Is the demand for storage in such an abundance? It must be because the amount of storage facilities currently in operation plus the pending storage facility construction is at and all time high and growing.
Can such a monolithical proportion of “stuff” be anticipating a new storage facility home? Is it all just sitting in limbo somewhere suffering because of its less than accommodating surroundings? Or can it be possible there isn’t any stuff at all (yet) and all these storage facilities are encouraging the masses to buy stash and hoard?
In the past, before the age of boundless storage facility space, would people in need of more space save for a bigger home, “The American Dream”? In the past, would people purchase less because there wasn’t any place to store more?
Is the new American Dream to own lots of stuff instead of living in a sufficiently large enough dwelling to accommodate the family’s belongings comfortably because that’s the only economically feasible option? A tradeoff, as it were.
Is this new type of easy to acquire “storage space for everyone” society changing priorities in ways that promote consumerism in a time when family size appropriate real estate is beyond many people’s realistically attainable reach?
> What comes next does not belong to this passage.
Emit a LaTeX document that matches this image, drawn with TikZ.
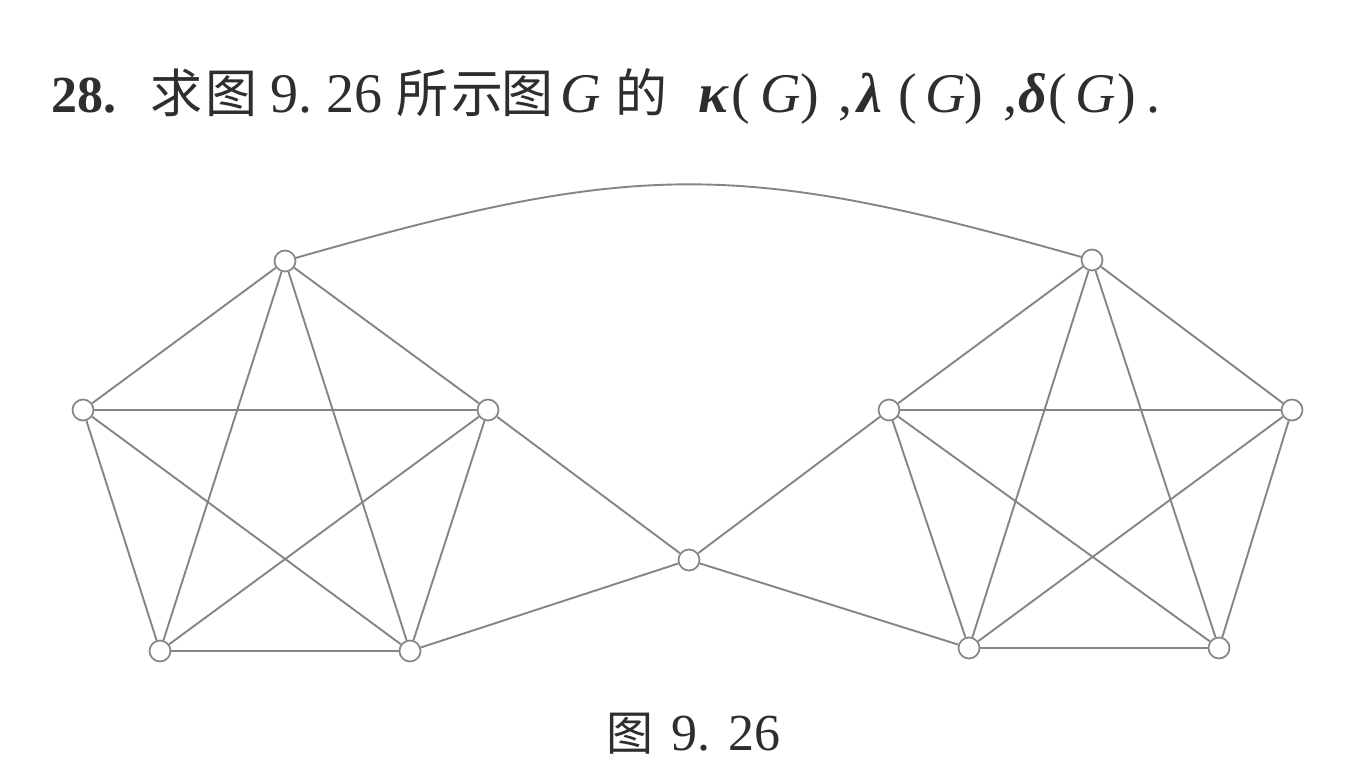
\documentclass[tikz,border=0pt]{standalone}
\usepackage{fontspec}
\setmainfont{Liberation Serif}
\newfontfamily\cjk{Noto Sans CJK SC}
\definecolor{ink}{HTML}{2E2E2E}
\definecolor{edgegray}{HTML}{858585}
\begin{document}
\begin{tikzpicture}[x=1pt,y=-1pt,
  vert/.style={circle,draw=edgegray,line width=1.7pt,fill=white,minimum size=21pt,inner sep=0pt},
  edge/.style={draw=edgegray,line width=1.9pt},
  ttl/.style={anchor=base west,inner sep=0pt,text=ink,font=\fontsize{56}{60}\selectfont},
  captext/.style={anchor=base west,inner sep=0pt,text=ink,font=\fontsize{52}{56}\selectfont}]
\useasboundingbox[fill=white] (0,0) rectangle (1349,767);
% title
\foreach \x/\t [count=\i] in {51/{\bfseries\fontsize{52}{56}\selectfont 28.},150/{\cjk\fontsize{52}{56}\selectfont 求},205/{\cjk\fontsize{52}{56}\selectfont 图},270/{9.},326/{26},
  396/{\cjk\fontsize{52}{56}\selectfont 所},451/{\cjk\fontsize{52}{56}\selectfont 示},501/{\cjk\fontsize{52}{56}\selectfont 图},
  560/{\itshape G},615/{\cjk\fontsize{52}{56}\selectfont 的},
  698/{\bfseries\itshape κ},731/{(},760/{\itshape G},800/{)},838/{,},
  857/{\bfseries\itshape λ},898/{(},925/{\itshape G},964/{)},1003/{,},
  1018/{\bfseries\itshape δ},1048/{(},1075/{\itshape G},1117/{)},1146/{.}}
  \node[ttl] (t\i) at (\x,113) {\t};
% caption
\node[captext,font=\cjk\fontsize{47}{50}\selectfont] (c1) at (606,750) {图};
\node[captext] (c2) at (671,750) {9.};
\node[captext] (c3) at (728,750) {26};
% left K5
\node[vert] (La) at (285,261) {};
\node[vert] (Lb) at (83,410) {};
\node[vert] (Lc) at (488,410) {};
\node[vert] (Ld) at (160,651) {};
\node[vert] (Le) at (410,651) {};
% right K5
\node[vert] (Ra) at (1092,260) {};
\node[vert] (Rb) at (889,410) {};
\node[vert] (Rc) at (1292,410) {};
\node[vert] (Rd) at (969,648) {};
\node[vert] (Re) at (1219,648) {};
% centre
\node[vert] (C) at (689,560) {};
\foreach \s in {L,R}{
  \foreach \u/\v in {a/b,a/c,a/d,a/e,b/c,b/d,b/e,c/d,c/e,d/e}
    \path[edge] (\s\u) -- (\s\v);
}
\path[edge] (C) -- (Lc);
\path[edge] (C) -- (Le);
\path[edge] (C) -- (Rb);
\path[edge] (C) -- (Rd);
\path[edge] (La) .. controls (638,160) and (739,160) .. (Ra);
\end{tikzpicture}
\end{document}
In my mind I can almost hear, “If you can’t afford a sizable abode for your family, have no fear because storage is near”.
Something seems amiss. I can’t quite extrapolate it from the the cyclical queasiness of buy, store, run out of space, get more space, buy more, store, etc….until…?
Are we building more storage space because there’s more stuff or are all these storage facilities encouraging excessive consumerism? Is it more of a combo effect of uncontrollable purchasing coupled with the rising costs of homes? Are homes of necessary size so economically out of reach for people that storage facilities are the only alternative?
Unlike the more traditional supply and demand economic system, this storage facility business explosion whirly bird presents something more unprecedented and peculiar.
Would Dr. Seuss have written a book about this? If he did, I’m hopeful he may have titled it, “The Storax” or even maybe, “Horton Stores His Pooh”.